Marcelo Rebelo de Sousa tem um prazo de mais algumas semanas para apreciar o decreto-lei (cujo teor não é público, por enquanto). Se o promulgar, a Plataforma do Cinema tem um plano B e “espera que o parlamento se pronuncie através de uma apreciação parlamentar que o Bloco de Esquerda e o Partido Comunista se comprometeram a solicitar”, diz Luís Urbano ao Observador. A figura da apreciação parlamentar estabelece que um mínimo de dez deputados pode tentar alterar um decreto-lei já promulgado pelo chefe do Estado ou até mesmo impedir que este vigore.
Por outro lado, se a regulamentação for vetada por Marcelo, “muitas coisas deverão acontecer”, diz o produtor de O Som e a Fúria, deixando a salvaguarda: “Seguramente que não abrir concursos não pode, nem deve, estar em cima da mesa, não há razões que possam sustentar uma interrupção dos concursos de 2018.”
A regulamentação da Lei do Cinema foi aprovada em Conselho de Ministros a 22 de fevereiro e prevê que a nomeação de júris para os diversos concursos anuais de financiamento seja uma competência “da exclusiva responsabilidade do ICA, apenas com consulta prévia, não vinculativa, à SECA”, disse o ministro da Cultura, Castro Mendes, no dia da aprovação. Trata-se de uma alteração ligeira à regulamentação de 2013, que ainda vigora. Produtores, realizadores e outros profissionais estão contra as atuais e as novas regras. Também têm assento na SECA, mas recusam indicar nomes de jurados.
“É caso único entre os países parceiros europeus e entre os países de todo o mundo que adotam sistemas de incentivos públicos de fomento das artes cinematográficas e audiovisuais”, sustenta Luís Urbano.
A Plataforma de Cinema quer júris indicados apenas pelo ICA, através, por exemplo, de uma bolsa de jurados, renovável todos os anos. “Não podem ser nem os realizadores a indicar nomes, porque conhecem sempre alguém de quem foram alunos ou são amigos ou com quem já trabalharam, nem as empresas de audiovisual, que estão em igual situação de conflito de interesses”, justificou ao Observador Filipa Reis, presidente da Associação Portuguesa de Realizadores.

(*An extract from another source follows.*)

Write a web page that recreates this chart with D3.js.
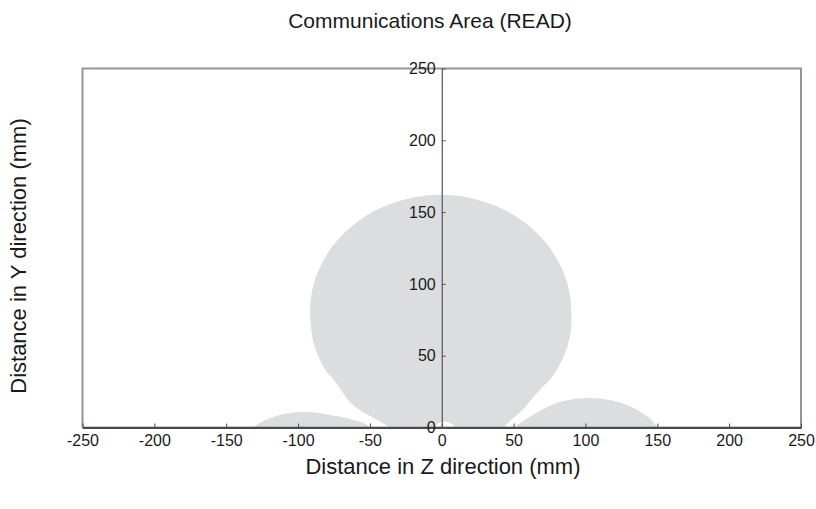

A audiência com o Presidente da República foi pedida pela Plataforma do Cinema, que reúne associações profissionais, festivais de cinema e sindicatos e que tem sido a voz mais crítica nesta matéria. O encontro está marcado para terça, às 17h30. Vão estar presentes Cíntia Gil (diretora do festival DocLisboa), os realizadores Miguel Gomes e João Salaviza (da Associação Portuguesa de Realizadores) e Luís Urbano (enquanto representante da Produtores de Cinema Independente Associados ).
No mesmo dia, Marcelo recebe os vencedores dos Prémios Sophia 2018, anunciou no domingo Paulo Trancoso, presidente da Academia Portuguesa de Cinema.